The Public and Sustainable Energy

            For several years now, the nation’s attention has been increasingly focused on the problems of increasing fuel costs, decreasing fuel supply, and global climate change. In the online broadcast lecture “The Role of New Technologies in a Sustainable Energy Economy,” Professors Daniel Nocera and Angela Belcher help to shed more light on the cogs of the sustainable energy machine. While they initially talk about their scientific work – Nocera on splitting water and Belcher on bioengineering biocomposite materials – the conversation eventually turns to a broader query of the entire sustainable energy issue. Nocera appeals to the crowd by describing the relative ineffectiveness of non-solar alternative energy, knocking out big names like biofuels, nuclear energy, and wind energy. The crowd does not appeal back, unfortunately; instead, an array of repeated questions and hot-button issues only provides further proof that public knowledge of science is far behind the times.

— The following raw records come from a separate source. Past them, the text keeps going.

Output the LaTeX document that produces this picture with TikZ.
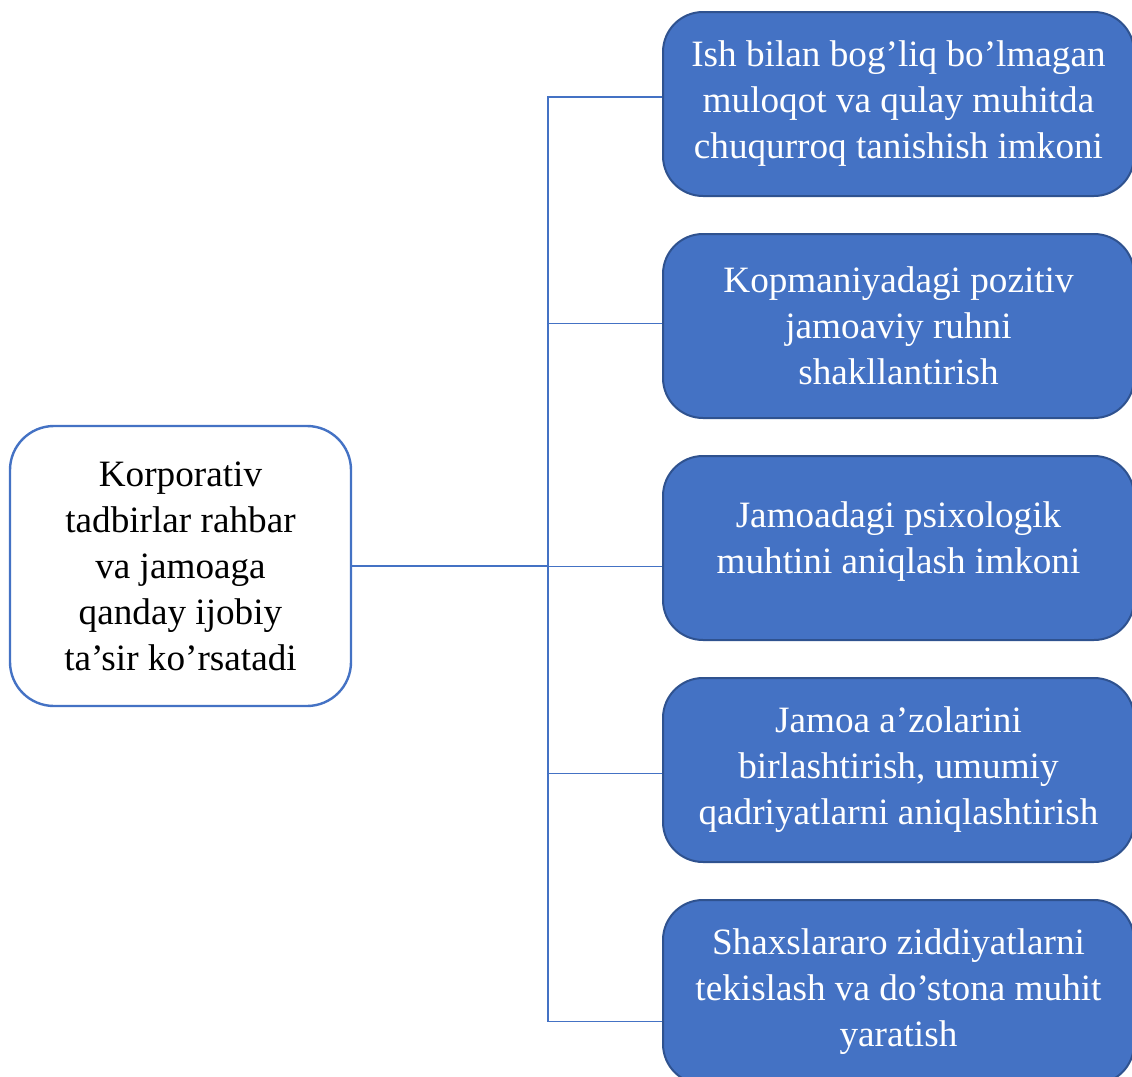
\documentclass[tikz,border=0pt]{standalone}
\usepackage{fontspec}
\setmainfont{Liberation Serif}
\usetikzlibrary{positioning}
\definecolor{WD-blue}{HTML}{4472C4}
\definecolor{WD-dblue}{HTML}{2F528F}
\begin{document}
\begin{tikzpicture}[x=0.5pt,y=-0.5pt]
  \fontsize{18.6}{23}\selectfont
  \useasboundingbox (0,0) rectangle (1132,1077);
  \clip (0,0) rectangle (1132,1077);
  \tikzset{
    leadbox/.style={fill=white,draw=WD-blue,rounded corners=22pt,align=center,minimum width=170.5pt,minimum height=140pt,line width=1.2pt,inner sep=0pt},
    itembox/.style={fill=WD-blue,draw=WD-dblue,rounded corners=20pt,align=center,text=white,minimum width=235.5pt,minimum height=92pt,line width=1pt,inner sep=0pt},
    link/.style={draw=WD-blue,line width=0.75pt}
  }
  \node[leadbox] (Lead) at (180.5, 566) {Korporativ\\tadbirlar rahbar\\va jamoaga\\qanday ijobiy\\ta’sir ko’rsatadi};
  \node[itembox] (Chat) at (898.5, 104) {Ish bilan bog’liq bo’lmagan\\muloqot va qulay muhitda\\chuqurroq tanishish imkoni};
  \node[itembox,below=18pt of Chat] (Spirit) {Kopmaniyadagi pozitiv\\jamoaviy ruhni\\shakllantirish};
  \node[itembox,below=18pt of Spirit] (Mood) {Jamoadagi psixologik\\muhtini aniqlash imkoni\\[-13pt]};
  \node[itembox,below=18pt of Mood] (Unite) {Jamoa a’zolarini\\birlashtirish, umumiy\\qadriyatlarni aniqlashtirish};
  \node[itembox,below=18pt of Unite] (Peace) {Shaxslararo ziddiyatlarni\\tekislash va do’stona muhit\\yaratish};

  \coordinate (Hub) at (548, 566);
  \draw[link] (Lead.east) -- (Hub);
  \foreach \b/\dy in {Chat/3.5pt, Spirit/1.25pt, Mood/-9.25pt, Unite/-1.75pt, Peace/-14.75pt}
    \draw[link] (Hub) |- ([yshift=\dy]\b.west);
\end{tikzpicture}
\end{document}
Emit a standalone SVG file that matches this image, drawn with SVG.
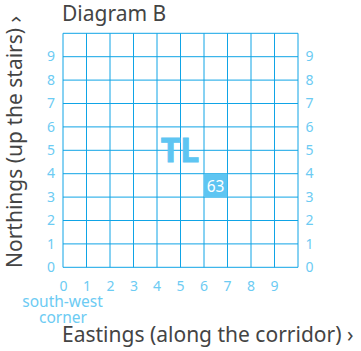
<svg xmlns="http://www.w3.org/2000/svg" width="361" height="351" viewBox="0 0 361 351">
<style>
.t{font-family:"Noto Sans","Open Sans","DejaVu Sans",sans-serif;fill:#444}
.n{font-family:"Noto Sans","Open Sans","DejaVu Sans",sans-serif;fill:#6ccbf3;font-size:14px;text-anchor:middle}
.o{font-size:15.5px}
.g line{stroke:#0fa4e6;stroke-width:1}
</style>
<rect width="361" height="351" fill="#fff"/>
<g id="title"><text class="t" x="62" y="21" font-size="21">Diagram B</text></g>
<g id="grid" class="g">
<line x1="63" y1="33.3" x2="63" y2="267.3"/>
<line x1="86.5" y1="33.3" x2="86.5" y2="267.3"/>
<line x1="110" y1="33.3" x2="110" y2="267.3"/>
<line x1="133.5" y1="33.3" x2="133.5" y2="267.3"/>
<line x1="157" y1="33.3" x2="157" y2="267.3"/>
<line x1="180.5" y1="33.3" x2="180.5" y2="267.3"/>
<line x1="204" y1="33.3" x2="204" y2="267.3"/>
<line x1="227.5" y1="33.3" x2="227.5" y2="267.3"/>
<line x1="251" y1="33.3" x2="251" y2="267.3"/>
<line x1="274.5" y1="33.3" x2="274.5" y2="267.3"/>
<line x1="298" y1="33.3" x2="298" y2="267.3"/>
<line x1="63" y1="33.3" x2="298" y2="33.3"/>
<line x1="63" y1="56.7" x2="298" y2="56.7"/>
<line x1="63" y1="80.1" x2="298" y2="80.1"/>
<line x1="63" y1="103.5" x2="298" y2="103.5"/>
<line x1="63" y1="126.9" x2="298" y2="126.9"/>
<line x1="63" y1="150.3" x2="298" y2="150.3"/>
<line x1="63" y1="173.7" x2="298" y2="173.7"/>
<line x1="63" y1="197.1" x2="298" y2="197.1"/>
<line x1="63" y1="220.5" x2="298" y2="220.5"/>
<line x1="63" y1="243.9" x2="298" y2="243.9"/>
<line x1="63" y1="267.3" x2="298" y2="267.3"/>
</g>
<g id="northing-labels-left">
<text class="n" x="51" y="272">0</text>
<text class="n" x="51" y="248.6">1</text>
<text class="n" x="51" y="225.2">2</text>
<text class="n" x="51" y="201.8">3</text>
<text class="n" x="51" y="178.4">4</text>
<text class="n" x="51" y="155">5</text>
<text class="n" x="51" y="131.6">6</text>
<text class="n" x="51" y="108.2">7</text>
<text class="n" x="51" y="84.8">8</text>
<text class="n" x="51" y="61.4">9</text>
</g>
<g id="northing-labels-right">
<text class="n" x="309.5" y="272">0</text>
<text class="n" x="309.5" y="248.6">1</text>
<text class="n" x="309.5" y="225.2">2</text>
<text class="n" x="309.5" y="201.8">3</text>
<text class="n" x="309.5" y="178.4">4</text>
<text class="n" x="309.5" y="155">5</text>
<text class="n" x="309.5" y="131.6">6</text>
<text class="n" x="309.5" y="108.2">7</text>
<text class="n" x="309.5" y="84.8">8</text>
<text class="n" x="309.5" y="61.4">9</text>
</g>
<g id="easting-labels">
<text class="n" x="63.5" y="291">0</text>
<text class="n" x="87" y="291">1</text>
<text class="n" x="110.5" y="291">2</text>
<text class="n" x="134" y="291">3</text>
<text class="n" x="157" y="291">4</text>
<text class="n" x="180.5" y="291">5</text>
<text class="n" x="204" y="291">6</text>
<text class="n" x="227.5" y="291">7</text>
<text class="n" x="251" y="291">8</text>
<text class="n" x="274.5" y="291">9</text>
</g>
<g id="origin-label">
<text class="n o" x="62.5" y="307">south-west</text>
<text class="n o" x="63" y="322.5">corner</text>
</g>
<g id="tl"><text x="180" y="161.7" font-family="Noto Sans,Open Sans,sans-serif" font-weight="bold" font-size="34" fill="#5ec5f2" stroke="#5ec5f2" stroke-width="0.8" text-anchor="middle">TL</text></g>
<g id="cell-63">
<rect x="204" y="173.7" width="23.5" height="23.4" fill="#5ec5f2"/>
<text x="215.5" y="192" font-family="Noto Sans,Open Sans,sans-serif" font-size="15.5" fill="#fff" text-anchor="middle">63</text>
</g>
<g id="axis-east"><text class="t" x="62" y="342" font-size="21">Eastings (along the corridor) ›</text></g>
<g id="axis-north"><text class="t" font-size="21" transform="translate(22,268) rotate(-90)">Northings (up the stairs) ›</text></g>
</svg>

            On the surface, I am thrilled that the audience is asking questions related to sustainable energy sources and the costs thereof. Some important topics were covered in Nocera’s and Belcher’s responses, such as the major types of alternative energy, the politics behind ethanol, and the prognosis of an alternative energy world. Each scientist even got a chance to describe their respective work as it pertains to global energy in a very thorough and user-friendly way. Educating the public in ways like this is critical in making smart energy choices; far too many voters are (sometimes willfully) ignorant of the effectiveness of each type of renewable energy. Even worse, as Nocera pointed out, big industries have the money and power to put scientists in their pocket, allowing the suppression of potentially unwanted innovations like solar energy and exaltation of things like the cash-crop fuel, ethanol. In the public eye, the scientist shouting “Go ethanol!” is indistinguishable from the one shouting “Go solar!” If any real progress is to be made with energy issues, the scientific community needs to come to a consensus on the path to take. Given President Obama’s objective in the executive branch returning to science, uniting under one plan of renewable energy seems more plausible than ever.

What disappointed me about this video, however, was the audience. The questions, so carefully crafted in their breakout groups, consistently examined and reexamined the same “hot button” issues of renewable energy. It appeared as though the participants were scrambling for any related topic they had heard about – solar roadways, ethanol, wave energy – which either Nocera or Belcher almost certainly had to explain to them before answering their question. In all fairness, some well-placed questions were raised, related to both conservation technology and using energy technology-producing microbes to assemble with materials normally toxic to the environment. However, if this ratio of informed vs. uninformed is representative of the entire population (and these people voluntarily went to an MIT lecture series), then there seems to be general misinformation and lack of education on renewable energy issues; the public is simply not on the same page, effectively inhibiting science from moving forward in renewable energy.

While this soap box lecture took place more than two years ago, the need for scientific discussion is still apparent in 2009. As a scientist researching a vein of renewable energy, I feel obligated and empowered to spread any knowledge I can on these issues. Similarly, I hope to see more people not only asking questions, but also doing their own investigations into this field, either online or otherwise.